La fortuna di questo viaggio in the road è stato il bel tempo. Il sole cambia i colori, fa scintillare l’acqua, tiene curiosi umore e gambe. Già mi ci vedevo, rattrappita in me stessa, appena a tirare fuori il naso per deprecare freddo e grigiore. Invece, il sole ha mostrato tutti gli arcobaleni d’Islanda. Le cascate, fiore all’occhiello di questo Paese, hanno inanellato giochi di luce incredibili, spolverando le rocce e le lave con una specie di bacchetta magica.
Ce li vedi, qui, rudi vichinghi ed elfi gentili aggirarsi tra le lave scarne, accarezzando le rare pecore e affrontando il turbine degli elementi.

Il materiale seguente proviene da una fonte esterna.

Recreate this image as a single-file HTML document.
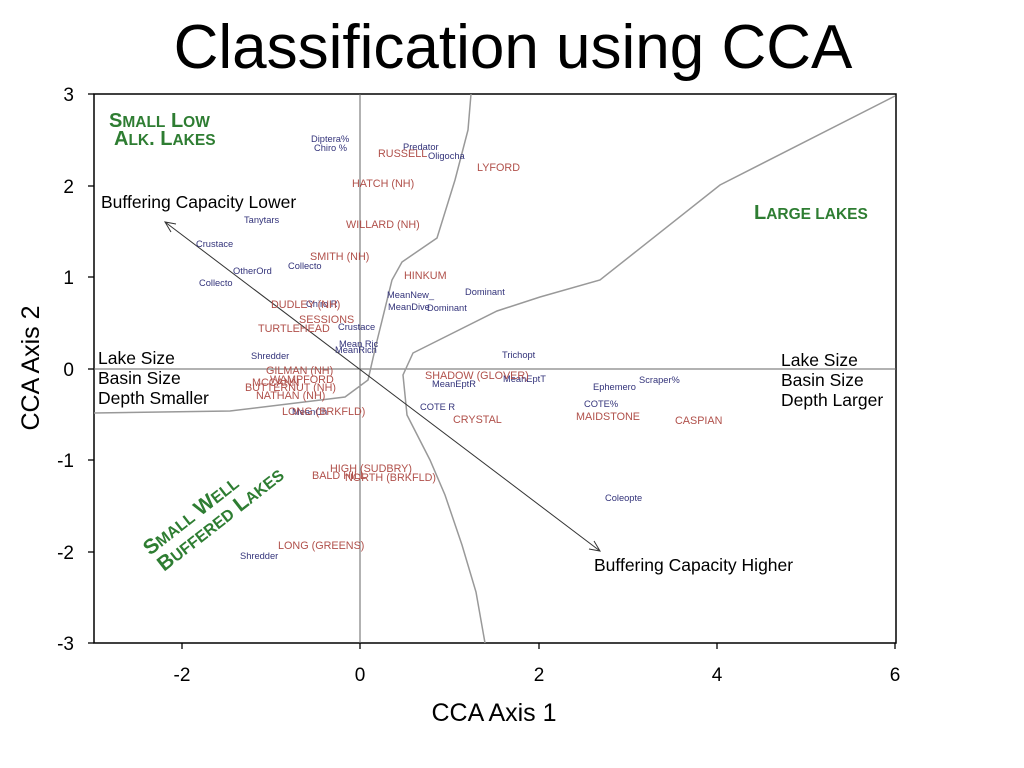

In Islanda, la terra si spezza in due, attraversata dalla faglia che unisce e separa la placca americana da quella euroasiatica. È la faglia di Almannagjá, un’altro di quei nomi facili facili da ricordare e raccontare. La frattura è chiarissima e io (come mille mila altre persone) sono passata in mezzo alla specie di canyon che si è creato e si allarga di anno in anno. Ormai ci sono passeggiate e passerelle. Avvistati anche funghi.
Curiosità: adagiata nel mezzo con sprezzo del pericolo e della logica c’è una bella casa prima di protezioni di sicurezza che -dicono- essere dimora del primo ministro.
La storia racconta che già prima dell’anno mille qui si sia insediato il primo parlamento di Iceland circondato oggi da imponenti autogrill, parcheggi e costosissimi negozi di inutilissimi souvenir. Anzi, a quanto pare si trattava del primo parlamento in assoluto. Ce una bandiera islandese a guardia del sito, ma il tempo era così bello che pendeva floscia e la foto -che pure ho religiosamente fatto- non ha alcun senso. La metto lo stesso per il rispetto e l’ammirazione che porto a ogni forma di democrazia.
Btw: Il parco nazionale che racchiude faglia e parlamento si chiama Thingvellir, o scritto in islandese Þingvellir.